Lalu, datanglah seorang pemburu. Melihat di atas pohon ada seekor burung, dia membidik dari belakang. Tanpa menyadari kehadiran si pemburu, burung ini tertembak jatuh dan mati.
Namun, ia tidak meronta ataupun menyimpan rasa benci. Ia mati membawa rasa sukacita dalam Dharma. Dengan perasaan sukacita dalam Dharma ini, ia seketika terlahir di alam surga.
Di alam surga, wujudnya sangat agung. Ia menikmati berbagai kebahagiaan surgawi. Ia menenangkan diri dan merenung, “Pahala apa yang membuatku terlahir di surga?” Ia mengingat-ingat, “Ya, aku tengah mendengarkan Dharma hingga dipenuhi rasa sukacita dalam Dharma hingga melupakan kondisi sekitar. Wah, aku sangat bersyukur. Aku berterima kasih atas ketekunan bhiksu itu yang terus mengulang dan melantunkan ajaran Buddha sehingga aku bisa mendengarkan dengan sukacita dan terlahir di alam surga. Aku harus kembali dan menyampaikan rasa terima kasihku kepadanya.”

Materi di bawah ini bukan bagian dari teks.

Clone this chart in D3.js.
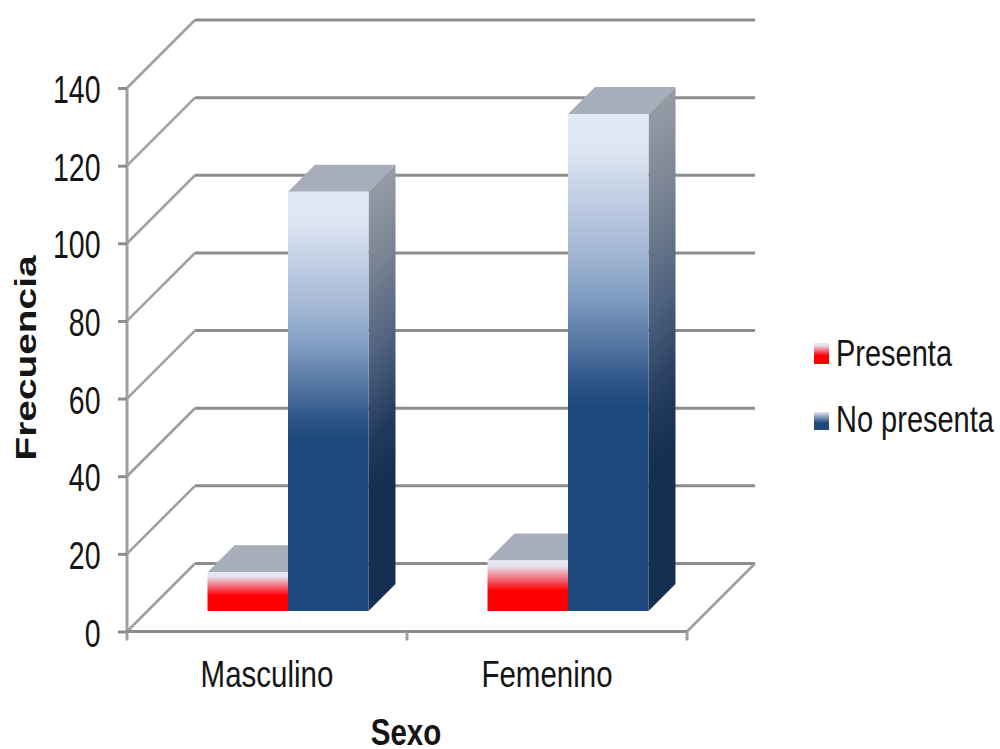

Jadi, ia menjelma dan muncul di tempat bhiksu itu melatih diri serta bersujud di hadapan bhiksu tersebut. Ia berkata kepada bhiksu ini, “Terima kasih.”
Tiba-tiba kedatangan seseorang yang sangat agung di hadapannya dan terus bersujud serta mengucapkan terima kasih, bhiksu ini tentu bertanya-tanya apa sebabnya. Beliau bertanya, “Aku tidak mengenal Anda. Untuk apa Anda berterima kasih kepadaku?”

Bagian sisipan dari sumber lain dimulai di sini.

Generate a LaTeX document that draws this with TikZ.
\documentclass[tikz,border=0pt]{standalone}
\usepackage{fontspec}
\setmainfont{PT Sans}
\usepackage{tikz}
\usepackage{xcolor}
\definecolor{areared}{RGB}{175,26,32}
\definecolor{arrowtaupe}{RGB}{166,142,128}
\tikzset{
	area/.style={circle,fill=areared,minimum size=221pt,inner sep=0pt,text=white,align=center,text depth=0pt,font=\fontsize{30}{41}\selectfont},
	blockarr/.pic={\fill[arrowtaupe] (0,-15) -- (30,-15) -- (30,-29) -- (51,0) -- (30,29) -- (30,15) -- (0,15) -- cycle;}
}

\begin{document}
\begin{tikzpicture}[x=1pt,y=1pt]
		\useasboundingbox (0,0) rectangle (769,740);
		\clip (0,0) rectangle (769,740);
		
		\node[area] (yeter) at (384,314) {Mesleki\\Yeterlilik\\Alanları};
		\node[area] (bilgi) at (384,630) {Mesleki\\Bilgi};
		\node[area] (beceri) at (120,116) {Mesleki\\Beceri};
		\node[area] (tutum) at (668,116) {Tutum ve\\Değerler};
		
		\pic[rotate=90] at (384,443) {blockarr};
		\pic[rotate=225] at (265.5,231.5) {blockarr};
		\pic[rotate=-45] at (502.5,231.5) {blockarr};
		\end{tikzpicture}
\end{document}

Makhluk surgawi ini menceritakan bahwa ia sebelumnya adalah seekor burung yang mendengarkan beliau mengulang ajaran Buddha dan merasakan kebahagiaan dalam Dharma. Kini ia terlahir sebagai makhluk surgawi. Ia menceritakan semuanya kepada bhiksu tersebut.

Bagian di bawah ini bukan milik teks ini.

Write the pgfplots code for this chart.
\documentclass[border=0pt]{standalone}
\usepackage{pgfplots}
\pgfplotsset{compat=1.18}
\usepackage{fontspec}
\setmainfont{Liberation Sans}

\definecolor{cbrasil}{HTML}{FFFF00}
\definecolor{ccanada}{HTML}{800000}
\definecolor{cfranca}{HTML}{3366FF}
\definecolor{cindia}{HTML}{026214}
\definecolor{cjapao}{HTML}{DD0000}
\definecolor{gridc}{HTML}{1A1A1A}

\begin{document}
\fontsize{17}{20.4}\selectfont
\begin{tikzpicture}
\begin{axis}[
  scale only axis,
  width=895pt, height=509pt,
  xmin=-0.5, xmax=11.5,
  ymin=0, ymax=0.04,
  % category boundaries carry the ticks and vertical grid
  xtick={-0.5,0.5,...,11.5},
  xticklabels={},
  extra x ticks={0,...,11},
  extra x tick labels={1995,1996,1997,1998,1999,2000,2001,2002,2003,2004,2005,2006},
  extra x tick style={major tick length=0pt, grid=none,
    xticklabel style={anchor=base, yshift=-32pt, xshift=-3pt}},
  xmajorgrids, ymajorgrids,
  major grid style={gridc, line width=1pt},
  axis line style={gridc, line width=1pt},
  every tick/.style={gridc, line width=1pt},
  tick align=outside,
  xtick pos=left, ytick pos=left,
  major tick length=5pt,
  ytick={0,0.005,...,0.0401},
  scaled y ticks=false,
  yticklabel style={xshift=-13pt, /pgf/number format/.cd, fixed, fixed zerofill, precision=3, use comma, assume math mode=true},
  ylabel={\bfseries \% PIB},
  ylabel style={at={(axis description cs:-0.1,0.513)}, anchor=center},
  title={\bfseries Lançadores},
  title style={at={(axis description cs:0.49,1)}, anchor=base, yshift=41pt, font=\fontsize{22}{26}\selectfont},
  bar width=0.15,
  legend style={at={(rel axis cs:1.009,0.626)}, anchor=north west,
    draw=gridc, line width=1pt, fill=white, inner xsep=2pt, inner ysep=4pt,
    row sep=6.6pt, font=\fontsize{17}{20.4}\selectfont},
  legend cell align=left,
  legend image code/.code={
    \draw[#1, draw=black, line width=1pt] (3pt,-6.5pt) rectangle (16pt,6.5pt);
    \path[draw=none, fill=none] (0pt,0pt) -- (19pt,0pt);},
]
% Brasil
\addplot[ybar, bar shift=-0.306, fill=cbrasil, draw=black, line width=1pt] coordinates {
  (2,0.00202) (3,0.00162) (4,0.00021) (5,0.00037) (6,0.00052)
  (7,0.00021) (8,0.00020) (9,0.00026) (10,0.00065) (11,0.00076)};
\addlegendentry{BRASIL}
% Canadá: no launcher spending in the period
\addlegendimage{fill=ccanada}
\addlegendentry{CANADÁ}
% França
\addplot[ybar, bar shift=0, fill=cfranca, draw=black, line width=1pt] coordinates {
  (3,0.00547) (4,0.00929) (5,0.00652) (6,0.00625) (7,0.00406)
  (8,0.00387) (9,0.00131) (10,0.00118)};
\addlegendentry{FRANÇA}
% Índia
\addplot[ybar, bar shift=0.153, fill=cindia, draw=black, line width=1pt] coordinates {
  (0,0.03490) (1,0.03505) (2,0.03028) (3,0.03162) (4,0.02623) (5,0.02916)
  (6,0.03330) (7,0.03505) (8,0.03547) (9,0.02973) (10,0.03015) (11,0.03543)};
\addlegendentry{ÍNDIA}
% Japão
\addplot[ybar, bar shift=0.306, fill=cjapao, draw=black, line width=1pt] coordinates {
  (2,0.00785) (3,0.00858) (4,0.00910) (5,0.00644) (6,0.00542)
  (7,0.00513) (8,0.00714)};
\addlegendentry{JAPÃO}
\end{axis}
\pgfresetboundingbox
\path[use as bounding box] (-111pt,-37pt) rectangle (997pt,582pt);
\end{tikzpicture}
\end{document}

Bhiksu ini merasa, “Benarkah begitu luar biasa?” Buddha lalu menghampiri bhiksu tersebut. Buddha berkata, “Benar, inilah kesungguhan dan keyakinan mendalam terhadap Dharma.”
Cerita ini mengajarkan kepada kita untuk meyakini dan menerima Dharma. Kita harus meyakini ajaran Buddha yang tiada banding dan manfaatnya dapat kita bawa ke kehidupan mendatang. Setelah mendengar Dharma, kita mempraktikkannya secara nyata. Jika kita mempraktikkannya secara nyata, berarti kita mengembangkan pahala.
Kita melatih ke dalam dan ke luar diri. Kita menyerap ajaran Buddha ke dalam hati dan menerapkannya dalam keseharian saat menghadapi orang dan masalah. Seperti burung tadi, ia mendengarkan Dharma dan benar-benar menghayatinya sehingga lupa akan kondisi sekitar. Saat ia ditembak oleh pemburu, ia tidak memiliki pikiran apa pun dalam batinnya, kecuali rasa sukacita dalam Dharma.
Dari sini kita dapat memahami bahwa hewan saja bisa mendengar Dharma dengan penuh kesungguhan dan keyakinan hingga merasakan perasaan sukacita. Bayangkan, sebagai manusia, tentu kita juga harus bersukacita di dalam Dharma.
Kita juga harus mendorong orang-orang untuk mendengar Dharma. Kita juga harus senantiasa menerapkannya dalam kehidupan kita. Setiap kali bertemu orang dan hal, kita dapat membabarkan Dharma.